Diese Form der Wirtschaft ist keineswegs nur ein Relikt der Sowjetzeit – und damit etwa nur ein Produkt der nachsowjetischen Krisenwirtschaft. Sie ist vielmehr ein Element des russischen Lebens, das die Bolschewiki aus der Zarenzeit übernommen und in den Aufbau der Industriegesellschaft integriert haben. Die ergänzende Familienwirtschaft blieb auch nach 1917 Basisbestand der russischen Volkswirtschaft, ihre Erträgnisse waren fester Bestandteil betriebswirtschaftlicher Kreisläufe bis zum Ende der Sowjetunion – und sie sind es, wie die aktuellen Zahlen aus dem Agrarsektor zeigen, bis heute. Schätzungen gehen auf 60% der Bevölkerung, die heute in 16 Millionen Familien eine solche Gartenwirtschaft betreiben. Dass die russische Bevölkerung die tiefe Krise der zurückliegenden Jahre ohne Hungerkatastrophe überleben konnte, liegt in dieser Struktur der Volkswirtschaft begründet.

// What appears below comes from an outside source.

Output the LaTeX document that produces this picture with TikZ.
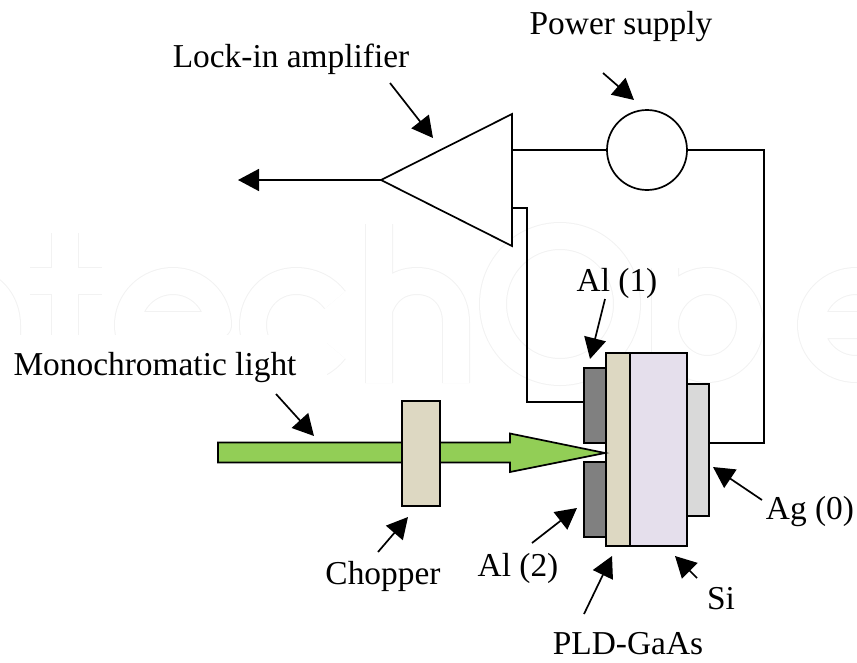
\documentclass[tikz,border=0pt]{standalone}
\usepackage{fontspec}
\setmainfont{Liberation Serif}
\usetikzlibrary{arrows.meta}
\newcommand{\wmEE}[1]{\draw[wm,shift={(#1,0)}] (-45,325) -- (45,325) .. controls (45,301) and (25,281) .. (0,281) .. controls (-25,281) and (-45,301) .. (-45,325) .. controls (-45,349) and (-25,369) .. (0,369) .. controls (17,369) and (32,365) .. (39,358);}
\tikzset{
  x=1pt,y=-1pt,
  wm/.style={draw=black!5,line width=1pt,double=white,double distance=26pt,line cap=butt,line join=round},
  wire/.style={draw=black,line width=1.7pt,line join=miter},
  callout/.style={draw=black,line width=1.7pt,-{Triangle[length=21pt,width=22pt]},shorten >=0pt},
  part/.style={draw=black,line width=1.7pt,inner sep=0pt,outer sep=0pt,minimum width=0pt},
  lab/.style={font=\fontsize{33.4}{36}\selectfont,inner sep=0pt,anchor=center,text=black},
}
\definecolor{beam}{HTML}{92CE56}
\definecolor{tan}{HTML}{DDD8C2}
\definecolor{sil}{HTML}{E5DFEC}
\definecolor{alu}{HTML}{808080}
\definecolor{agc}{HTML}{D9D9D9}
\begin{document}
\begin{tikzpicture}
\useasboundingbox (0,0) rectangle (857,662);
\begin{scope}
\clip (0,0) rectangle (857,662);
% faint watermark
\draw[wm] (7,383) -- (7,325) .. controls (7,301) and (-10,281) .. (-35,281);
\draw[wm] (65,233) -- (65,383) (30,281) -- (102,281);
\wmEE{173}
\draw[wm] (335,300) .. controls (326,288) and (312,281) .. (296,281) .. controls (271,281) and (253,301) .. (253,325) .. controls (253,349) and (271,369) .. (296,369) .. controls (312,369) and (326,362) .. (335,350);
\draw[wm] (379,224) -- (379,383) (379,310) .. controls (385,292) and (398,281) .. (417,281) .. controls (440,281) and (456,298) .. (456,322) -- (456,383);
\draw[wm] (560,236) .. controls (597,236) and (627,266) .. (627,304) .. controls (627,342) and (597,372) .. (560,372) .. controls (523,372) and (493,342) .. (493,304) .. controls (493,266) and (523,236) .. (560,236) -- cycle;
\draw[wm] (665,268) -- (665,385) (665,325) .. controls (665,301) and (685,281) .. (707,281) .. controls (731,281) and (750,301) .. (750,325) .. controls (750,349) and (731,369) .. (707,369) .. controls (685,369) and (665,349) .. (665,325) -- cycle;
\wmEE{856}
\fill[white] (0,335) rectangle (327,400);
\end{scope}
% output and amplifier
\draw[part,fill=white] (381,180) -- (512,114) -- (512,246) -- cycle;
\coordinate (ampapex) at (381,180);
\coordinate (ampin1) at (512,150);
\coordinate (ampin2) at (512,208);
\coordinate (outend) at (238,180);
\draw[callout] (ampapex) -- (outend);
% power supply
\node[part,circle,minimum size=80pt,fill=white] (psu) at (647,150) {};
% layer stack
\node[part,fill=alu,minimum width=22pt,minimum height=75pt] (alone) at (595,405.5) {};
\node[part,fill=alu,minimum width=22pt,minimum height=75pt] (altwo) at (595,499.5) {};
\node[part,fill=agc,minimum width=22pt,minimum height=132pt] (ag) at (698,450) {};
\node[part,fill=sil,minimum width=57pt,minimum height=193pt] (si) at (658.5,449.5) {};
\node[part,fill=tan,minimum width=24pt,minimum height=193pt] (gaas) at (618,449.5) {};
% wires
\coordinate (wa) at (764,443);
\coordinate (ago) at (709,443);
\draw[wire] (ampin1) -- (psu.west);
\draw[wire] (psu.east) -- (764,150) -- (wa) -- (ago);
\coordinate (alw) at (584,402);
\draw[wire] (ampin2) -- (527,208) -- (527,402) -- (alw);
% light beam
\draw[line width=1.7pt,fill=beam,line join=miter] (218,442.5) -- (510,442.5) -- (510,433.5) -- (605,453) -- (510,472) -- (510,462.5) -- (218,462.5) -- cycle;
\node[part,fill=tan,minimum width=38pt,minimum height=105pt] (chop) at (421,453.5) {};
% labels
\node[lab] (lpower) at (621,27) {Power supply};
\node[lab] (llock) at (291,59) {Lock-in amplifier};
\node[lab] (lmono) at (155,368) {Monochromatic light};
\node[lab] (lalone) at (617,283) {Al (1)};
\node[lab] (lchop) at (383,576) {Chopper};
\node[lab] (laltwo) at (518,568) {Al (2)};
\node[lab] (lgaas) at (628,644) {PLD-GaAs};
\node[lab] (lsi) at (721,599) {Si};
\node[lab] (lag) at (810,512) {Ag (0)};
% callouts
\coordinate (tpower) at (634,100);
\coordinate (tlock) at (433,138);
\coordinate (tmono) at (314,436);
\coordinate (talone) at (590,359);
\coordinate (taltwo) at (577,508);
\coordinate (tag) at (713,467);
\coordinate (tsi) at (675,556);
\coordinate (tchop) at (408,517);
\coordinate (tgaas) at (612,556);
\draw[callout] (603,73) -- (tpower);
\draw[callout] (390,83) -- (tlock);
\draw[callout] (276,394) -- (tmono);
\draw[callout] (605,299) -- (talone);
\draw[callout] (532,543) -- (taltwo);
\draw[callout] (762,500) -- (tag);
\draw[callout] (697,578) -- (tsi);
\draw[callout] (378,552) -- (tchop);
\draw[callout] (584,614) -- (tgaas);
\end{tikzpicture}
\end{document}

Die Datscha hat überdies noch mehrere andere Funktionen. Sie wird in der Regel von den älteren Familienmitgliedern bewirtschaftet, die, solange es die Jahreszeiten erlauben, auch in ihr wohnen. Auch Kinder halten sich dort auf, so oft es geht. Das entlastet die zu engen Wohnungen und gibt der mittleren Generation die Möglichkeit ungestörter ihrer Lohnarbeit nachzugehen. Das gilt mit Abwandlungen auch für die Hofgärten, die in der Regel von älteren Familienmitgliedern geführt werden.

Im Übrigen ist hier noch anzumerken: Unter den Bedingungen der Monetarisierung des Wohnungswesens gehen viele Menschen, auch ganze Familien dazu über, ganz in ihren Datschen zu leben, um sich aus der Vermietung der privatisierten Stadtwohnung, deren steigende Nebenkosten sie nicht mehr tragen können, eine Grundfinanzierung zu verschaffen.

Die Tradition der familiären Zusatzwirtschaft durch eine marktwirtschaftlich orientierte Konsumwirtschaft abzulösen, die ihren Bedarf aus dem Supermarkt deckt, dürfte vor diesem Hintergrund nicht nur ein wirtschaftliches Problem, sondern eine Frage der Lebensweise sein, die ähnlich wie die betriebsbasierten kommunalen Strukturen untrennbar mit den Traditionen gemeineigentümlichen Lebens verknüpft ist.

Vergleichbare Risse zwischen marktwirtschaftlichem Anspruch und Realität treten auch in den anderen „nationalen Projekten“ auf. Ein Kernproblem im Wohnungsbereich besteht etwa darin, wie durchweg allen Analysen zu entnehmen ist, dass von Anfang an versäumt wurde, parallel zum Gesetz adäquate kommunale und föderale Förderungsprogramme für Modernisierungen im Gemeinschaftseigentum zu schaffen. Konkret bedeutet das: Es gibt keinen sozialen Wohnungsbau, keine Eigentümergemeinschaften, kein System von Bausparkassen, keine Mietergemeinschaften usw., die an die Stelle der bisherigen gemeineigentümlichen Strukturen treten könnten. Die zusätzlichen Kredite des „nationalen Projektes“ stabilisieren den Wohnungs“markt“ unter diesen Umständen nur weiter als Lieblingsobjekt der Spekulation.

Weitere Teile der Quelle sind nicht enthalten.